SOURCE MATERIAL
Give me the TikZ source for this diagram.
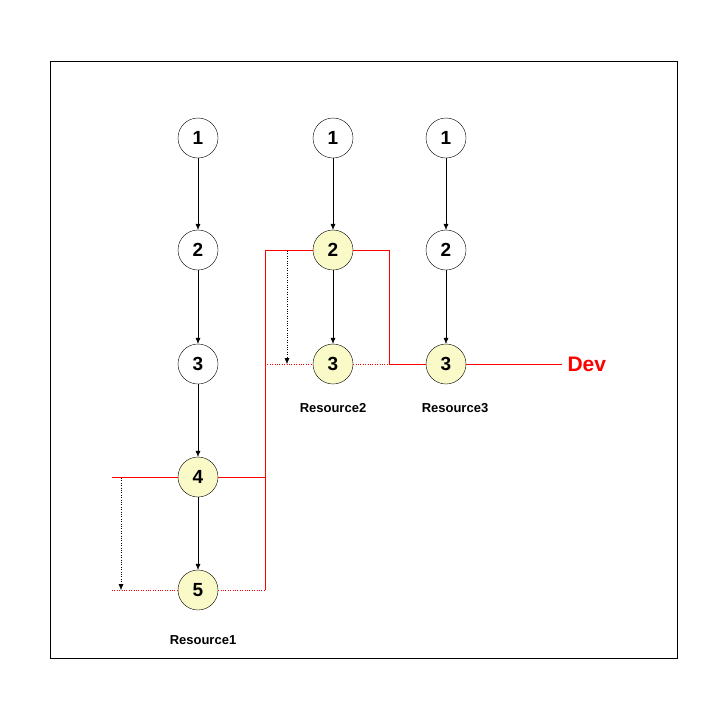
\documentclass[tikz,border=0pt]{standalone}
\usepackage{fontspec}
\setmainfont{Liberation Sans}
\usetikzlibrary{arrows.meta}
\definecolor{hl}{HTML}{FAFAC8}
\begin{document}
\begin{tikzpicture}[x=1pt,y=-1pt,
 st/.style={circle,draw,minimum size=40pt,inner sep=0pt,font=\bfseries\fontsize{19}{19}\selectfont},
 hs/.style={st,fill=hl},
 ar/.style={-{Latex[length=6pt,width=5pt]}},
 rd/.style={red},
 rdd/.style={red,dotted},
 lab/.style={font=\bfseries\fontsize{13}{15}\selectfont}]
\useasboundingbox (0,0) rectangle (720,720);
\draw (50,61) rectangle (677,658);
\node[st] (a1) at (198,138) {1};
\node[st] (a2) at (198,250) {2};
\node[st] (a3) at (198,364) {3};
\node[hs] (a4) at (198,477) {4};
\node[hs] (a5) at (198,590) {5};
\node[st] (b1) at (333,138) {1};
\node[hs] (b2) at (333,250) {2};
\node[hs] (b3) at (333,364) {3};
\node[st] (c1) at (446,138) {1};
\node[st] (c2) at (446,250) {2};
\node[hs] (c3) at (446,364) {3};
\foreach \u/\v in {a1/a2,a2/a3,a3/a4,a4/a5,b1/b2,b2/b3,c1/c2,c2/c3} \draw[ar] (\u) -- (\v);
\coordinate (l4) at (112,477); \coordinate (l5) at (112,590);
\coordinate (j4) at (265,477); \coordinate (j5) at (265,590);
\coordinate (j2) at (265,250); \coordinate (j3) at (265,364);
\coordinate (k2) at (389,250); \coordinate (k3) at (389,364);
\coordinate (d) at (562,364);
\draw[rd] (l4) -- (a4) -- (j4);
\draw[rdd] (l5) -- (a5);
\draw[rdd] (a5) -- (j5);
\draw[rd] (j5) -- (j2) -- (b2) -- (k2) -- (k3) -- (c3) -- (d);
\draw[rdd] (j3) -- (b3) -- (k3);
\node[anchor=west,red,font=\bfseries\fontsize{21}{21}\selectfont] (dev) at (564,364) {Dev};
\coordinate (p1) at (121,478); \coordinate (p2) at (121,590);
\coordinate (q1) at (287,251); \coordinate (q2) at (287,364);
\draw[dotted,-{Latex[length=6pt,width=5pt]}] (p1) -- (p2);
\draw[dotted,-{Latex[length=6pt,width=5pt]}] (q1) -- (q2);
\node[lab] (r1) at (203,640) {Resource1};
\node[lab] (r2) at (333,408) {Resource2};
\node[lab] (r3) at (455,408) {Resource3};
\end{tikzpicture}
\end{document}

WORK TO COMPLETE
Output a faithful copy of the data, with each picture left out.

RESULT FOR THIS TASK
Give me the TikZ source for this diagram.
\documentclass[tikz,border=0pt]{standalone}
\usepackage{fontspec}
\setmainfont{Liberation Sans}
\usetikzlibrary{arrows.meta}
\definecolor{hl}{HTML}{FAFAC8}
\begin{document}
\begin{tikzpicture}[x=1pt,y=-1pt,
 st/.style={circle,draw,minimum size=40pt,inner sep=0pt,font=\bfseries\fontsize{19}{19}\selectfont},
 hs/.style={st,fill=hl},
 ar/.style={-{Latex[length=6pt,width=5pt]}},
 rd/.style={red},
 rdd/.style={red,dotted},
 lab/.style={font=\bfseries\fontsize{13}{15}\selectfont}]
\useasboundingbox (0,0) rectangle (720,720);
\draw (50,61) rectangle (677,658);
\node[st] (a1) at (198,138) {1};
\node[st] (a2) at (198,250) {2};
\node[st] (a3) at (198,364) {3};
\node[hs] (a4) at (198,477) {4};
\node[hs] (a5) at (198,590) {5};
\node[st] (b1) at (333,138) {1};
\node[hs] (b2) at (333,250) {2};
\node[hs] (b3) at (333,364) {3};
\node[st] (c1) at (446,138) {1};
\node[st] (c2) at (446,250) {2};
\node[hs] (c3) at (446,364) {3};
\foreach \u/\v in {a1/a2,a2/a3,a3/a4,a4/a5,b1/b2,b2/b3,c1/c2,c2/c3} \draw[ar] (\u) -- (\v);
\coordinate (l4) at (112,477); \coordinate (l5) at (112,590);
\coordinate (j4) at (265,477); \coordinate (j5) at (265,590);
\coordinate (j2) at (265,250); \coordinate (j3) at (265,364);
\coordinate (k2) at (389,250); \coordinate (k3) at (389,364);
\coordinate (d) at (562,364);
\draw[rd] (l4) -- (a4) -- (j4);
\draw[rdd] (l5) -- (a5);
\draw[rdd] (a5) -- (j5);
\draw[rd] (j5) -- (j2) -- (b2) -- (k2) -- (k3) -- (c3) -- (d);
\draw[rdd] (j3) -- (b3) -- (k3);
\node[anchor=west,red,font=\bfseries\fontsize{21}{21}\selectfont] (dev) at (564,364) {Dev};
\coordinate (p1) at (121,478); \coordinate (p2) at (121,590);
\coordinate (q1) at (287,251); \coordinate (q2) at (287,364);
\draw[dotted,-{Latex[length=6pt,width=5pt]}] (p1) -- (p2);
\draw[dotted,-{Latex[length=6pt,width=5pt]}] (q1) -- (q2);
\node[lab] (r1) at (203,640) {Resource1};
\node[lab] (r2) at (333,408) {Resource2};
\node[lab] (r3) at (455,408) {Resource3};
\end{tikzpicture}
\end{document}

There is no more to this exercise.